--- Rows from a dataset of charts and code ---
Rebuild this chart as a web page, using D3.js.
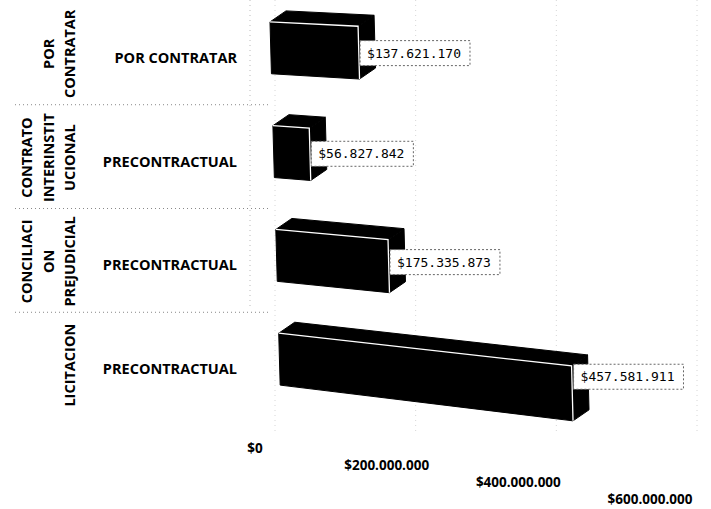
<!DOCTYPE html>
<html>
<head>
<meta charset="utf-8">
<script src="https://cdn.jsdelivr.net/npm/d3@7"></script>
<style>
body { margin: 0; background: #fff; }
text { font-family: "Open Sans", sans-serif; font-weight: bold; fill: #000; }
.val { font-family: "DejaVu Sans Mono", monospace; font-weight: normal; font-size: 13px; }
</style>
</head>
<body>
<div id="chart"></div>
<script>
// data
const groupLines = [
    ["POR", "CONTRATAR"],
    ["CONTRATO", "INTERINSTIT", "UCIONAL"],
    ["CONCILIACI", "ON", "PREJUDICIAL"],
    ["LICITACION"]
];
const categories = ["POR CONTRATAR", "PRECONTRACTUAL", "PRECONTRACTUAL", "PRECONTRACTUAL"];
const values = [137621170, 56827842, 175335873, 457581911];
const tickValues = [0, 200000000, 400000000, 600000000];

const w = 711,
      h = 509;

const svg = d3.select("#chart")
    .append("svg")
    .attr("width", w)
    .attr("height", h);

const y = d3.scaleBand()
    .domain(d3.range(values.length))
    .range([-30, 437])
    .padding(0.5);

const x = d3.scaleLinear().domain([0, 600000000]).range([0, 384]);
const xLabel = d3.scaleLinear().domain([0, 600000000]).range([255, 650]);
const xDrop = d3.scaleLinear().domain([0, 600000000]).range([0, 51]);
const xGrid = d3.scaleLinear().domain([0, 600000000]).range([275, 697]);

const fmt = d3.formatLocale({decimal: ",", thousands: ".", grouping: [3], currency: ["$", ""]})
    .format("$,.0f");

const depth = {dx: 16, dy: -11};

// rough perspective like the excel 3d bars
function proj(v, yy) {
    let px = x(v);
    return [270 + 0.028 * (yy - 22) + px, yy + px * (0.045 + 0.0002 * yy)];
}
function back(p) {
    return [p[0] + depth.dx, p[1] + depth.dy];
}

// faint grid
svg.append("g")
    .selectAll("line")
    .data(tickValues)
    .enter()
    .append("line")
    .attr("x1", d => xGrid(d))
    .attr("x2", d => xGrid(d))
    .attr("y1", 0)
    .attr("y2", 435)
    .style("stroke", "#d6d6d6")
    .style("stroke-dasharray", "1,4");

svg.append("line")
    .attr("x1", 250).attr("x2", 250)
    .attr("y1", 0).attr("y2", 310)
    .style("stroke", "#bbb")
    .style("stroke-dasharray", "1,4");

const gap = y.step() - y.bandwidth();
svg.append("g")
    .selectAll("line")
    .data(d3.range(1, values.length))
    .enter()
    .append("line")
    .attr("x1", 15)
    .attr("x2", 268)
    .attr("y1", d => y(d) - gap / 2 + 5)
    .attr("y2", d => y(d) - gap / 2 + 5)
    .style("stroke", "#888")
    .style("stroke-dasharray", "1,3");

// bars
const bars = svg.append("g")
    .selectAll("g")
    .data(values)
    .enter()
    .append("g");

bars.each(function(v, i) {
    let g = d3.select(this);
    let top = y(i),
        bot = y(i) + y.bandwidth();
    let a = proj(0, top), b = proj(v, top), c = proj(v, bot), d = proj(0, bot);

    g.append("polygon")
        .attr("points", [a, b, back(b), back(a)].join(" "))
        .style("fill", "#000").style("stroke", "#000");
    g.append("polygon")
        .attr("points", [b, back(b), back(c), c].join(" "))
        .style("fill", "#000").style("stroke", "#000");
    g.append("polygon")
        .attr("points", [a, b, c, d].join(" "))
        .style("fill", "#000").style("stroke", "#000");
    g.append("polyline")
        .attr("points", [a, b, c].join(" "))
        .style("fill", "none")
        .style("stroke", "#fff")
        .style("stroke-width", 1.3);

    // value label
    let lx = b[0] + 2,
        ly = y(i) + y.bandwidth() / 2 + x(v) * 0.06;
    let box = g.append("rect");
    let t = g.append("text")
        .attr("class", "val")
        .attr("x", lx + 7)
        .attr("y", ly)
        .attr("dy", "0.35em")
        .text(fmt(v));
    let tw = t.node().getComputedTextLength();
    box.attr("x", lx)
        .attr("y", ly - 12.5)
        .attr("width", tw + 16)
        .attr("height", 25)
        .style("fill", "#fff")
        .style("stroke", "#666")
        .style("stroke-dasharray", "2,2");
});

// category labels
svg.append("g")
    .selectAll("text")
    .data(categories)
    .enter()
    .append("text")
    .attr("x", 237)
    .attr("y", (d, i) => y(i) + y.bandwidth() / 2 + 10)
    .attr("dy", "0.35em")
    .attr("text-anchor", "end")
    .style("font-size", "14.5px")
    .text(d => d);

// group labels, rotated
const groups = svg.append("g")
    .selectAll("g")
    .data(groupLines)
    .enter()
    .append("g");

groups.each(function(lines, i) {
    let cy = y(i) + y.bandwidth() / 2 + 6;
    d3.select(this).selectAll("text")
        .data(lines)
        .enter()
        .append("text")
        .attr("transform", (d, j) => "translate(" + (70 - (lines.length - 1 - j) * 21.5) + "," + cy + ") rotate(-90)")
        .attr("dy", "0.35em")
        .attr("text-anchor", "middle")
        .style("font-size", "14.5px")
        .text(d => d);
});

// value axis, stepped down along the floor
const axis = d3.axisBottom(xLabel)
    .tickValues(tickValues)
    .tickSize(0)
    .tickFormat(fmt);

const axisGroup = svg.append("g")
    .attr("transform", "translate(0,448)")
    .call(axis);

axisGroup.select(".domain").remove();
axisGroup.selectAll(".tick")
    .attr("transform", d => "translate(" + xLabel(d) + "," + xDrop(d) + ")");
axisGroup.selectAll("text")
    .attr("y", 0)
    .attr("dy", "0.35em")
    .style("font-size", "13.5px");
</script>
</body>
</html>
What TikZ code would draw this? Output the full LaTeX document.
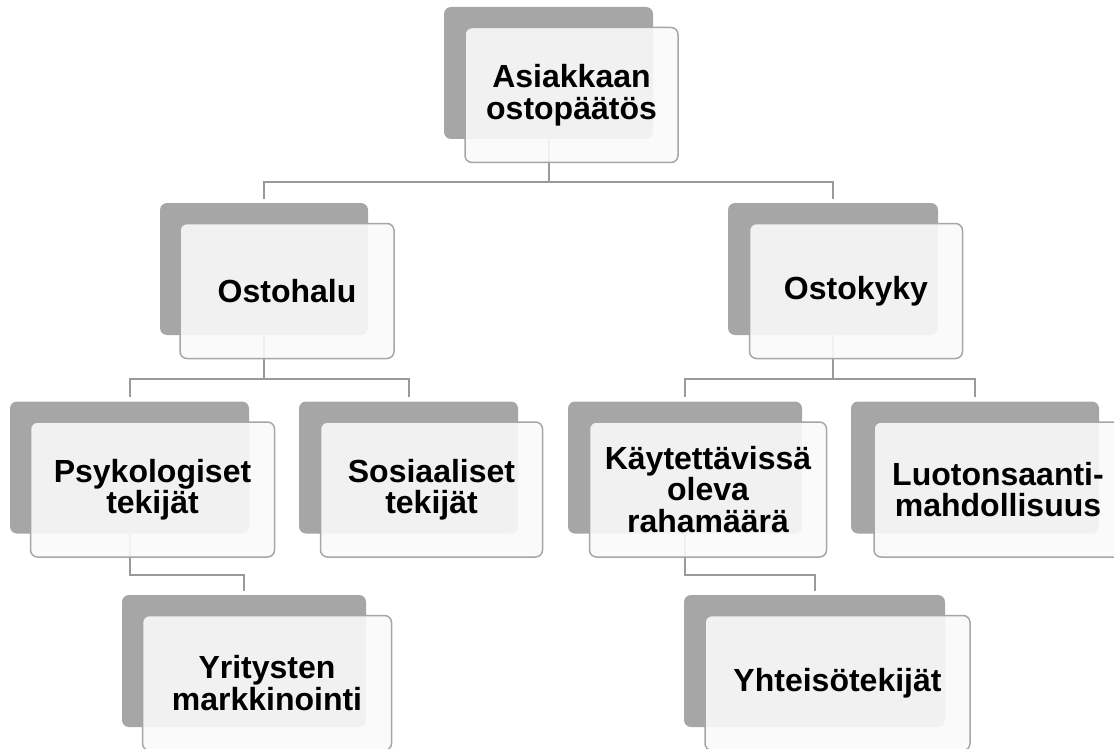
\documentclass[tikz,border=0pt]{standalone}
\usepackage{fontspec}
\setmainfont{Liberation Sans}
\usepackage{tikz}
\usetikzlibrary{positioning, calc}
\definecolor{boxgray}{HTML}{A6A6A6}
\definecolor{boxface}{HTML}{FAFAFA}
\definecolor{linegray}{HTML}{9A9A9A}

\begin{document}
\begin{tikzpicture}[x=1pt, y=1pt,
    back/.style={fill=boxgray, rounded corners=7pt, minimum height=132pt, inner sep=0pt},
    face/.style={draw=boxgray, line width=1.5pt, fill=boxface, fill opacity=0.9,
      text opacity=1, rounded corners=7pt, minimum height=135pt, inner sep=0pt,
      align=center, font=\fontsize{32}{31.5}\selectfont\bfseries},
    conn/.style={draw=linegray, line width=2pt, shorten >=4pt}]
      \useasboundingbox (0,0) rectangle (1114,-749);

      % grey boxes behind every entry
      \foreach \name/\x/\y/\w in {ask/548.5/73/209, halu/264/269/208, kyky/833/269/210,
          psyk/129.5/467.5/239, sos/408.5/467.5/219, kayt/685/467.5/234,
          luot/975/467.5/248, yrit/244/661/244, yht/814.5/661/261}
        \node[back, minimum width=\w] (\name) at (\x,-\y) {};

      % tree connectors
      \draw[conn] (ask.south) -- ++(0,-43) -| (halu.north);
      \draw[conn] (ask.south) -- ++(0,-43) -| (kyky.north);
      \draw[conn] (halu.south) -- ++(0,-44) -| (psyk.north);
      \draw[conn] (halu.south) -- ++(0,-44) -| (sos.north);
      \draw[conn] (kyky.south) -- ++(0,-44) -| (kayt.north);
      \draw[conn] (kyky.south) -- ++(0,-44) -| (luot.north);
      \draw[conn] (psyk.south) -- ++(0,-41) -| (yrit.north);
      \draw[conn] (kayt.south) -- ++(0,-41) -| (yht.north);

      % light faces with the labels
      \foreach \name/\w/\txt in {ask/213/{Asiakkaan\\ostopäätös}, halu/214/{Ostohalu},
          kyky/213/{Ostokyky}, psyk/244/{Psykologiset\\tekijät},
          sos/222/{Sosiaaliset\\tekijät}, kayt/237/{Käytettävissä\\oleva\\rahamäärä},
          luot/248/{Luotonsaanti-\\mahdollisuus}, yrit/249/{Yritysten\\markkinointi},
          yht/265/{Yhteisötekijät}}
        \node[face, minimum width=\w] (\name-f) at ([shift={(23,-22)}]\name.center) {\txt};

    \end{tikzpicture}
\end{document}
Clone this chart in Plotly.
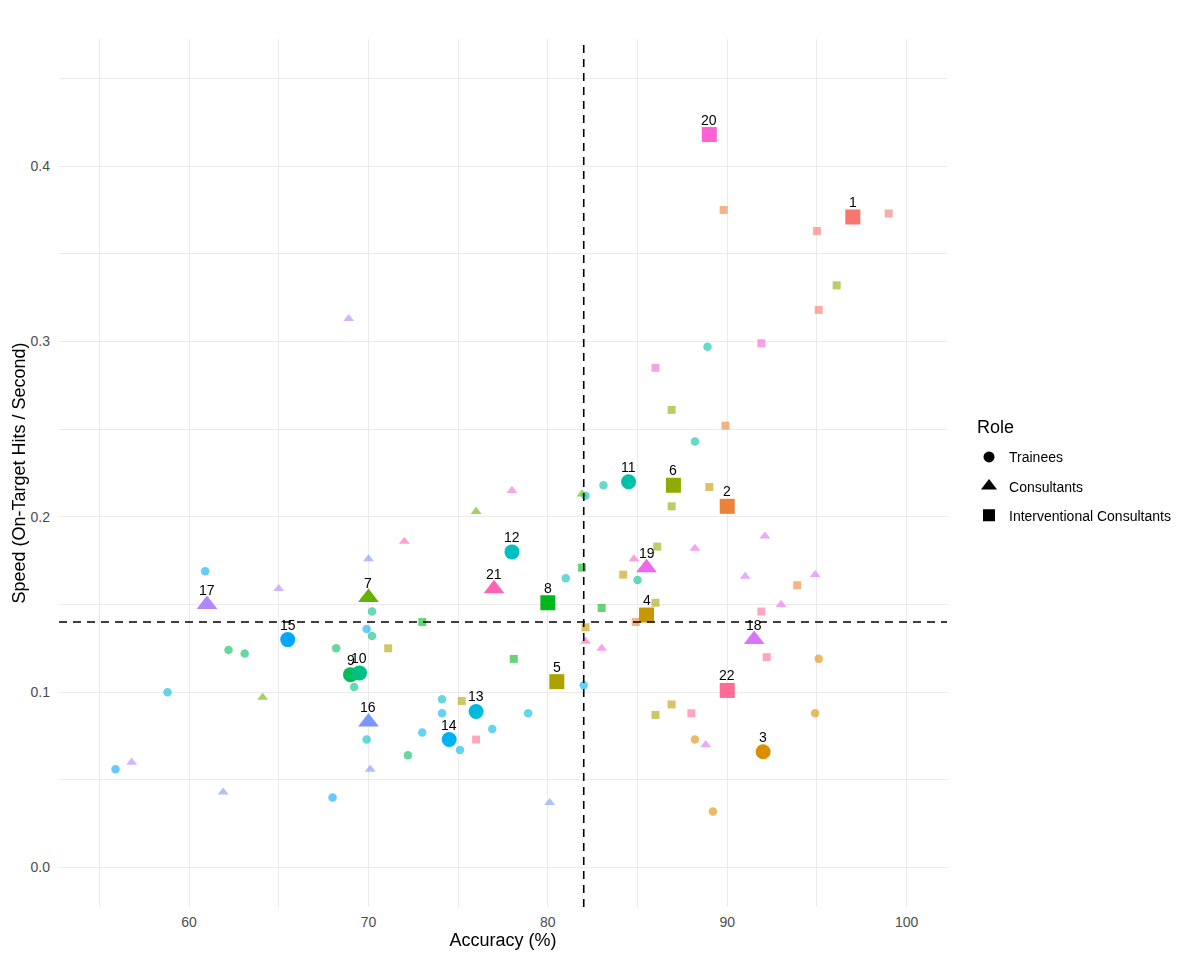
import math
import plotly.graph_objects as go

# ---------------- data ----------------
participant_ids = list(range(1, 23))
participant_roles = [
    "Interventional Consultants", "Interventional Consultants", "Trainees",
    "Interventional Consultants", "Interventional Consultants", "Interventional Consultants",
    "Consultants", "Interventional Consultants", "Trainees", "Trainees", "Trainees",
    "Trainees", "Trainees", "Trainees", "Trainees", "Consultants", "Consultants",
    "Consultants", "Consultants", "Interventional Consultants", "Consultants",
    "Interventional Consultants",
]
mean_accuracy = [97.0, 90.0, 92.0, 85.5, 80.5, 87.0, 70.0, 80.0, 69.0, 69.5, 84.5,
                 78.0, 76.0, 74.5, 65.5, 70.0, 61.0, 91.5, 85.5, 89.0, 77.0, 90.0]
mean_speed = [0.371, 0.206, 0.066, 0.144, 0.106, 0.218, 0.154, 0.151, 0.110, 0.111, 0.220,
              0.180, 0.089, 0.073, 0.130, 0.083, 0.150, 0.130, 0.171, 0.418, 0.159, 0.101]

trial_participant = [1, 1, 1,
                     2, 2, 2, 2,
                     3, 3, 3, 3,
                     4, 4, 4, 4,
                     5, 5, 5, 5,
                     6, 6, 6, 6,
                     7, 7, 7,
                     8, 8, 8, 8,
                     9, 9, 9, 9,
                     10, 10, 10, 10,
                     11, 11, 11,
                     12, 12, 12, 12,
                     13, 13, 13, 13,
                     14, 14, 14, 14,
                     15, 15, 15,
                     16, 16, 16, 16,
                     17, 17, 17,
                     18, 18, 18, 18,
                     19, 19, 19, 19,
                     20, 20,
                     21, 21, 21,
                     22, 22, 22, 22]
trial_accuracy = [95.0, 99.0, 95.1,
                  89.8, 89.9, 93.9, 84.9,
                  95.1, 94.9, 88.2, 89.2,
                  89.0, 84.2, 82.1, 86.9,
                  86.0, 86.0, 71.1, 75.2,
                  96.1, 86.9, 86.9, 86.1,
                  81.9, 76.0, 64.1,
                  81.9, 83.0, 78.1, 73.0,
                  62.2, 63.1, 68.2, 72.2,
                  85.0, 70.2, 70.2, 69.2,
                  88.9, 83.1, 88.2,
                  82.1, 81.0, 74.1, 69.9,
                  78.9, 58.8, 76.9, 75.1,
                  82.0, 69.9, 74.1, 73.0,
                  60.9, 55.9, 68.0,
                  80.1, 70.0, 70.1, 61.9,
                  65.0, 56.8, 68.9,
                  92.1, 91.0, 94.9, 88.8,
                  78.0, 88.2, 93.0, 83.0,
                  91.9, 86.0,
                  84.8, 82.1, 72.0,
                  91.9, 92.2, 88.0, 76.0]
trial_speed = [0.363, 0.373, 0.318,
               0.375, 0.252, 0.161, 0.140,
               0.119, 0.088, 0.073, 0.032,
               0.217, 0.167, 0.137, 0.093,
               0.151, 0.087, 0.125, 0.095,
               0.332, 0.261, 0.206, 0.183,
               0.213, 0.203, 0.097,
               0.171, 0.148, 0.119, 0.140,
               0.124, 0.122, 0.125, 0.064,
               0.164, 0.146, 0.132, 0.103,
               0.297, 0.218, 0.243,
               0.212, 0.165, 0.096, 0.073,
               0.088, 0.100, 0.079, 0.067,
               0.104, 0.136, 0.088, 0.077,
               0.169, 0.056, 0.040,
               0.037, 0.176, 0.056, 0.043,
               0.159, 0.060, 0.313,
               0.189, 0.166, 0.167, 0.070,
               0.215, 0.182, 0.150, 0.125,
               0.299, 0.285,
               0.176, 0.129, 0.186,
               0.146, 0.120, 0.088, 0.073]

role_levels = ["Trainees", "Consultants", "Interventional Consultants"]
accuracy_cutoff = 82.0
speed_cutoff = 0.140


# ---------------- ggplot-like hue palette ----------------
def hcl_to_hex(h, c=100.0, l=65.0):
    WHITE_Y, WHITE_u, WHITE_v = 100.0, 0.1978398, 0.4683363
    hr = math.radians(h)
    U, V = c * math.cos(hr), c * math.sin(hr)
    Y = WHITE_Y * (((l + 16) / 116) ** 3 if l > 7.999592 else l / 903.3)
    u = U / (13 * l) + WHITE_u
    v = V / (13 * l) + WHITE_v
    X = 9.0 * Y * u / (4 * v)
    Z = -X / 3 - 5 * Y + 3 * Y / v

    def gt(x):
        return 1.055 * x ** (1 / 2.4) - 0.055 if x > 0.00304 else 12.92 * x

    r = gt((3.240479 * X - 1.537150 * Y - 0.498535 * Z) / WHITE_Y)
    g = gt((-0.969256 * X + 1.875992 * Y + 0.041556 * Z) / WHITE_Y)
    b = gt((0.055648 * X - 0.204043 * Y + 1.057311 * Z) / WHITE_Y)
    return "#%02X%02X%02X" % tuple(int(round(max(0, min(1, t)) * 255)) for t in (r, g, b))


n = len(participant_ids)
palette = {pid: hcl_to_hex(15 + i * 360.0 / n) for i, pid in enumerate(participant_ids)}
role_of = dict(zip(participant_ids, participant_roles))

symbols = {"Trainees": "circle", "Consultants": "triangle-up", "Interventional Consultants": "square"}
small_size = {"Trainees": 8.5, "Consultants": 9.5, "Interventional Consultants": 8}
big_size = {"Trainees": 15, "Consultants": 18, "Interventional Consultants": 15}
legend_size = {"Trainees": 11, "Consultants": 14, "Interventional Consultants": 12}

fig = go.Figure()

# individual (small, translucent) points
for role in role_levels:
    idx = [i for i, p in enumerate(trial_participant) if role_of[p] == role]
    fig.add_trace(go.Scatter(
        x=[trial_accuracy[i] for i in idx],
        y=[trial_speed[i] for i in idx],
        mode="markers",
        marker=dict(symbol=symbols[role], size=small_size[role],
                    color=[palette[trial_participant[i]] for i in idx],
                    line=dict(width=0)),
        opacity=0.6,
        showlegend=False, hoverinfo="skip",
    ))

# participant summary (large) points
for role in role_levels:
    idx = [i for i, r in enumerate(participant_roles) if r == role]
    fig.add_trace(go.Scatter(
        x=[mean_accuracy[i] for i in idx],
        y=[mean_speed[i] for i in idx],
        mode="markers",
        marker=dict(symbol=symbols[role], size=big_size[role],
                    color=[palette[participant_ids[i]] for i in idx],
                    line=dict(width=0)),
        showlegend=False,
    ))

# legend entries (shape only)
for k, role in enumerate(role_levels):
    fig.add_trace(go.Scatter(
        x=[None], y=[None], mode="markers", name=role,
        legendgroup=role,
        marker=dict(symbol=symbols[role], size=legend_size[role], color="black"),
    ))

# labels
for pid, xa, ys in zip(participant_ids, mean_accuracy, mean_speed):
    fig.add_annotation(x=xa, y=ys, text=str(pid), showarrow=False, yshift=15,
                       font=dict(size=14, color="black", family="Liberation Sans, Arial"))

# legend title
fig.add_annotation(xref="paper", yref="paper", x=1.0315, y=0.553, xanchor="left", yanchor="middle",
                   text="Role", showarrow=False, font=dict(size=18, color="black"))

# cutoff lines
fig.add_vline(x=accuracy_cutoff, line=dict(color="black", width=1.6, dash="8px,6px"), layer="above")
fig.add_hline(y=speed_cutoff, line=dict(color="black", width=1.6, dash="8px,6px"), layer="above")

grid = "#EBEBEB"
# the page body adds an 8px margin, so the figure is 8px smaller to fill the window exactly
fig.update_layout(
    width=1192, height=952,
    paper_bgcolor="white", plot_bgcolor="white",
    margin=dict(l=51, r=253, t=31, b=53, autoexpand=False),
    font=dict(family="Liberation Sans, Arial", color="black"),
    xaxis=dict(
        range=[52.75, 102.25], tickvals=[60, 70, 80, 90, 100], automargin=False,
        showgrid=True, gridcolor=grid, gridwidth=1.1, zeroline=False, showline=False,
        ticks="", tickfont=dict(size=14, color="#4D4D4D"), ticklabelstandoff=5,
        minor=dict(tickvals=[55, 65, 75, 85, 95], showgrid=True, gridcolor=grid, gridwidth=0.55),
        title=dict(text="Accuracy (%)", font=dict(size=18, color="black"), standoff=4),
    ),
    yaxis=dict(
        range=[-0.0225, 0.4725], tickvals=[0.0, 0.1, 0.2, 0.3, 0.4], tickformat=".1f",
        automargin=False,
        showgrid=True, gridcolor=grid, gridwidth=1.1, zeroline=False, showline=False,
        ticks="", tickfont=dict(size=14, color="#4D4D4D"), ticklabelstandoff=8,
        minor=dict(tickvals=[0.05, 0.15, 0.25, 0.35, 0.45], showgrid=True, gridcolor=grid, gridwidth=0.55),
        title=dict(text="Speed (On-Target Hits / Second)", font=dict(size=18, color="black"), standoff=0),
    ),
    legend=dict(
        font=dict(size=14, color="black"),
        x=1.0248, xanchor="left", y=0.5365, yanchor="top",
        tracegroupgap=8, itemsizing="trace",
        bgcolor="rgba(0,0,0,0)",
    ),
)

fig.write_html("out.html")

--- Task goal ---
What lines above run from the one with "What TikZ code" to the one with "-- ++(0,-41) -| (yht.north);"? Give them again exactly, ends included, and leave the pictures out.

--- Solution for this exercise ---
What TikZ code would draw this? Output the full LaTeX document.
\documentclass[tikz,border=0pt]{standalone}
\usepackage{fontspec}
\setmainfont{Liberation Sans}
\usepackage{tikz}
\usetikzlibrary{positioning, calc}
\definecolor{boxgray}{HTML}{A6A6A6}
\definecolor{boxface}{HTML}{FAFAFA}
\definecolor{linegray}{HTML}{9A9A9A}

\begin{document}
\begin{tikzpicture}[x=1pt, y=1pt,
    back/.style={fill=boxgray, rounded corners=7pt, minimum height=132pt, inner sep=0pt},
    face/.style={draw=boxgray, line width=1.5pt, fill=boxface, fill opacity=0.9,
      text opacity=1, rounded corners=7pt, minimum height=135pt, inner sep=0pt,
      align=center, font=\fontsize{32}{31.5}\selectfont\bfseries},
    conn/.style={draw=linegray, line width=2pt, shorten >=4pt}]
      \useasboundingbox (0,0) rectangle (1114,-749);

      % grey boxes behind every entry
      \foreach \name/\x/\y/\w in {ask/548.5/73/209, halu/264/269/208, kyky/833/269/210,
          psyk/129.5/467.5/239, sos/408.5/467.5/219, kayt/685/467.5/234,
          luot/975/467.5/248, yrit/244/661/244, yht/814.5/661/261}
        \node[back, minimum width=\w] (\name) at (\x,-\y) {};

      % tree connectors
      \draw[conn] (ask.south) -- ++(0,-43) -| (halu.north);
      \draw[conn] (ask.south) -- ++(0,-43) -| (kyky.north);
      \draw[conn] (halu.south) -- ++(0,-44) -| (psyk.north);
      \draw[conn] (halu.south) -- ++(0,-44) -| (sos.north);
      \draw[conn] (kyky.south) -- ++(0,-44) -| (kayt.north);
      \draw[conn] (kyky.south) -- ++(0,-44) -| (luot.north);
      \draw[conn] (psyk.south) -- ++(0,-41) -| (yrit.north);
      \draw[conn] (kayt.south) -- ++(0,-41) -| (yht.north);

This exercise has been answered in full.